DIA

Dissolving Is Amplifying: Towards Fine-Grained Anomaly Detection https://arxiv.org/pdf/2302.14696

Stars
4

Dissolving Is Amplifying: Towards Fine-Grained Anomaly Detection [ECCV2024]

1King Abdullah University of Science and Technology 2NEC Laboratories China

DIA is a fine-grained anomaly detection framework for medical images. We describe two novel components.

  • First, the dissolving transformations. Our main observation is that generative diffusion models are feature-aware and applying them to medical images in a certain manner can remove or diminish fine-grained discriminative features such as tumors or hemorrhaging. More visual demonstration about the dissolving effects are here.
  • Second, an amplifying framework. It is based on contrastive learning to learn a semantically meaningful representation of medical images in a self-supervised manner.

The amplifying framework contrasts additional pairs of images with and without dissolving transformations applied and thereby boosts the learning of fine-grained feature representations. DIA significantly improves the medical anomaly detection performance with around 18.40% AUC boost against the baseline method and achieves an overall SOTA against other benchmark methods.


News

  • [Sept. 2024] We released a huggingface space for you to play with dissolving transformations.
  • [July 2024] We are integrating to Kornia! You may access StableDiffusion-based dissolving transformations with kornia.filters.StableDiffusionDissolving or use it as an augmentation kornia.augmentation.RandomDissolving. Kornia welcomes contributors for their AI-based light-weight operations!
  • [July 2024] Our paper is accepted to ECCV2024!

1. Requirements

Environments

$ pip install -r requirements.txt

Datasets

We majorly use the following datasets to benchmark our method:

2. Training

Pretraining of diffusion models

Modify the data paths in diffusion_models/train_eval_ddpm.py, then run:

python train_eval_ddpm.py --mode train --dataset <DATASET>

In our experiments, the diffusion models are usable within 5 epochs.

Training DIA

To train unlabeled one-class & multi-class models in the paper, run this command:

python train.py --data_root ../data --dataset <DATASET> --model resnet18_imagenet --mode simclr_DIA --shift_trans_type diffusion_rotation --diff_resolution 32 --batch_size 32 --one_class_idx 0 --save_step 1  --diffusion_model_path <DIFFUSION_MODEL_PATH>
  • Other transformation types are available to use, e.g. diffusion_rotation, diffusion_cutperm, blurgaussian_rotation, blurgaussian_cutperm, blurmedian_rotation, blurmedian_cutperm.
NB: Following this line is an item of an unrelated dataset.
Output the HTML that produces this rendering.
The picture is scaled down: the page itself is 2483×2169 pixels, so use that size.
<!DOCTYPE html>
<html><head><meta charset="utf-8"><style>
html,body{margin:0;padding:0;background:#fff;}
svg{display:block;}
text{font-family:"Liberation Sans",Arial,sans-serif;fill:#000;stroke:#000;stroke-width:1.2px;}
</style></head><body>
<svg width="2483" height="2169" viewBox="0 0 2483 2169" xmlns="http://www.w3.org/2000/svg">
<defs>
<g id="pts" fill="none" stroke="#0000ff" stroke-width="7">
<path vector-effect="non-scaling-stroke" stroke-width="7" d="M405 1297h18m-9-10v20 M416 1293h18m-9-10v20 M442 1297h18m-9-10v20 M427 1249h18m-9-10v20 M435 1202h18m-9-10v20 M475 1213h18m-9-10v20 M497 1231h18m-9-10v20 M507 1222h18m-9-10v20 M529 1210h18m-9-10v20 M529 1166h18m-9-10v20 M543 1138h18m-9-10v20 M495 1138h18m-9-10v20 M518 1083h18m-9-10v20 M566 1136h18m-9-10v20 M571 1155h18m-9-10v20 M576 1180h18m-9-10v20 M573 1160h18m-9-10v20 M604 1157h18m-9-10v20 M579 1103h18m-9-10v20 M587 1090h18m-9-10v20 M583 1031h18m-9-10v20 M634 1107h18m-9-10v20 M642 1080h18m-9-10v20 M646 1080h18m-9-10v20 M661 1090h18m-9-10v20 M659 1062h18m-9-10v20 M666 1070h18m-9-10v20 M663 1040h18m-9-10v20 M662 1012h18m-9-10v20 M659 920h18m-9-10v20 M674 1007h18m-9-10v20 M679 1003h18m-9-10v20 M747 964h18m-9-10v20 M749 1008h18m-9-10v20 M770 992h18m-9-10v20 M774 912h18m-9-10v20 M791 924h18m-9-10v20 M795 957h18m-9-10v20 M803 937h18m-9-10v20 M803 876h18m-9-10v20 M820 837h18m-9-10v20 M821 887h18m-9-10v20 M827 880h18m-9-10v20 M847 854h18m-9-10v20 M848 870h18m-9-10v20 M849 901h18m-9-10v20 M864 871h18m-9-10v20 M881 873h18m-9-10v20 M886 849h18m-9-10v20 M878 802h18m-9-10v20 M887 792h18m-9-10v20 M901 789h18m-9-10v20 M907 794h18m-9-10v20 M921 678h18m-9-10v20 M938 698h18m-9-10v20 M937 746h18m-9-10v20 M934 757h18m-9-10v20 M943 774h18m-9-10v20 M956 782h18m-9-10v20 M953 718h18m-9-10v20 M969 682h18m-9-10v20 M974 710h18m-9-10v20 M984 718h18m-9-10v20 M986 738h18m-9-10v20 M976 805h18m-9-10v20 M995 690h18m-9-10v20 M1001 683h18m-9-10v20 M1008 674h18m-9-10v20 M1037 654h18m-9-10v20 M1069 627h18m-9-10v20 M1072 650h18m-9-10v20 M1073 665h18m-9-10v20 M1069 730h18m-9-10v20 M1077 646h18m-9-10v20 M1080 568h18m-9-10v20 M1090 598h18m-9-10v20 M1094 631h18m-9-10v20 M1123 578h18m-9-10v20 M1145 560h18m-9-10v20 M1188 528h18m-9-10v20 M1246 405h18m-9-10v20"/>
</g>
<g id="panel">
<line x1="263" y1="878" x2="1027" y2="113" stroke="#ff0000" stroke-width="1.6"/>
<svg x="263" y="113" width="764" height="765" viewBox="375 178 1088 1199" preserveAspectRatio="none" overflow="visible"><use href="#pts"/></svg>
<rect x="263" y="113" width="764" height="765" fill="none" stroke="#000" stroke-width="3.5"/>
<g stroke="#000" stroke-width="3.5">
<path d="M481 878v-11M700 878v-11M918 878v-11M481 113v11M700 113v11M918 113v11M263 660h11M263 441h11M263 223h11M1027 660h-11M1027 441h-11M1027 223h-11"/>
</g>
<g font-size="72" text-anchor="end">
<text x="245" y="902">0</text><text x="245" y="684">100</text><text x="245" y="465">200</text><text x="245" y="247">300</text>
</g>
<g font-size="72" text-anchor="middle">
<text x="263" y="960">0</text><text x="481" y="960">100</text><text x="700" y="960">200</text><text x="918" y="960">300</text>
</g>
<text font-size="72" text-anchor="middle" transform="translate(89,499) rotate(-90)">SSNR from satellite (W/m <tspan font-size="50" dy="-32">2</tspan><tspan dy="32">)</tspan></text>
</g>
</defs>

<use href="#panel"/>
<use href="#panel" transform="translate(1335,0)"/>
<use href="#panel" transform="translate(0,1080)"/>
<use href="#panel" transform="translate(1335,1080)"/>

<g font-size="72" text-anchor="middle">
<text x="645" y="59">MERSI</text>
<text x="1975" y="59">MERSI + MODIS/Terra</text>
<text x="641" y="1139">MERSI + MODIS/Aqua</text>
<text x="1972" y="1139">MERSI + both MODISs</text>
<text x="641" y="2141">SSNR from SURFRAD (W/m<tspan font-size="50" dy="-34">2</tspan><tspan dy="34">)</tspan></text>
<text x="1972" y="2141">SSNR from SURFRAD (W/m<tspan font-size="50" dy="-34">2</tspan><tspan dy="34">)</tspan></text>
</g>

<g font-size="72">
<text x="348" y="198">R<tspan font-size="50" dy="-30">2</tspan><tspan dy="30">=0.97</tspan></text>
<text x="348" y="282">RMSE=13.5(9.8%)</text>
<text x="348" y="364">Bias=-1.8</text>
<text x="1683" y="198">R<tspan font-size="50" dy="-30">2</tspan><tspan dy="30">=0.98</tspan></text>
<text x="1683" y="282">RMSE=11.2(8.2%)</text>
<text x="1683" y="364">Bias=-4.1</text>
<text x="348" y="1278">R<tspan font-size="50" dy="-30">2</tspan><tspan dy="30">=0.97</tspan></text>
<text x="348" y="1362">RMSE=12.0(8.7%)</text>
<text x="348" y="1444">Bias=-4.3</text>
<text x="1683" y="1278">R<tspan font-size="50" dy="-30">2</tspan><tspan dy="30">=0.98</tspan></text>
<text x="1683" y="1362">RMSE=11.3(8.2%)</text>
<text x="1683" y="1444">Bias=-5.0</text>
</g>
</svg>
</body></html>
Note that cutperm may perform better if your dataset is more rotation-invariant, while the rotation may perform better if the dataset is more "permutation-invariant".
  • To test different resolutions, do remember to re-train the diffusion models for the corresponding resolution.
  • For low resolution datasets, e.g. CIFAR10, use --model resnet18 instead of --model resnet18_imagenet.

3. Evaluation

During the evaluation, we use only rotation shift transformation for evaluation.

python eval.py --mode ood_pre --dataset <DATASET> --model resnet18_imagenet --ood_score CSI --shift_trans_type rotation --print_score --diffusion_upper_offset 0. --diffusion_offset 0. --ood_samples 10 --resize_factor 0.54 --resize_fix --one_class_idx 0 --load_path <MODEL_PATH>

4. Results

In general, our method achieves SOTA in terms of fine-grained anomaly detection tasks. We recommend using 32x32 diffusion_rotation for most tasks, as the following results:

Different transformations

In general, diffusion_rotation performs best.

Dataset transform Gaussian Median Diffusion
SARS-COV-2 Perm 0.788 0.826 0.841
Rotate 0.847 0.837 0.851
Kvasir Perm 0.712 0.663 0.840
Rotate 0.739 0.687 0.860
Retinal OCT Perm 0.754 0.747 0.890
Rotate 0.895 0.876 0.919
APTOS 2019 Perm 0.942 0.929 0.926
Rotate 0.922 0.918 0.934

Resolutions

Higher feature dissolving resolution will dramatically increase the processing time, while hardly bringing up the detection performances.

Dataset resolution MACs (G) AUC
SARS-COV-2 32 2.33 0.851
64 3.84 0.803
128 9.90 0.807
Kvasir 32 2.33 0.860
64 3.84 0.721
128 9.90 0.730
Retinal OCT 32 2.33 0.919
64 3.84 0.922
128 9.90 0.930
APTOS 2019 32 2.33 0.934
64 3.84 0.937
128 9.90 0.905

Citation

@misc{2302.14696,
  Author = {Jian Shi and Pengyi Zhang and Ni Zhang and Hakim Ghazzai and Peter Wonka},
  Title = {Dissolving Is Amplifying: Towards Fine-Grained Anomaly Detection},
  Year = {2023},
  Eprint = {arXiv:2302.14696},
}

Acknowledgement

Our method is based on CSI.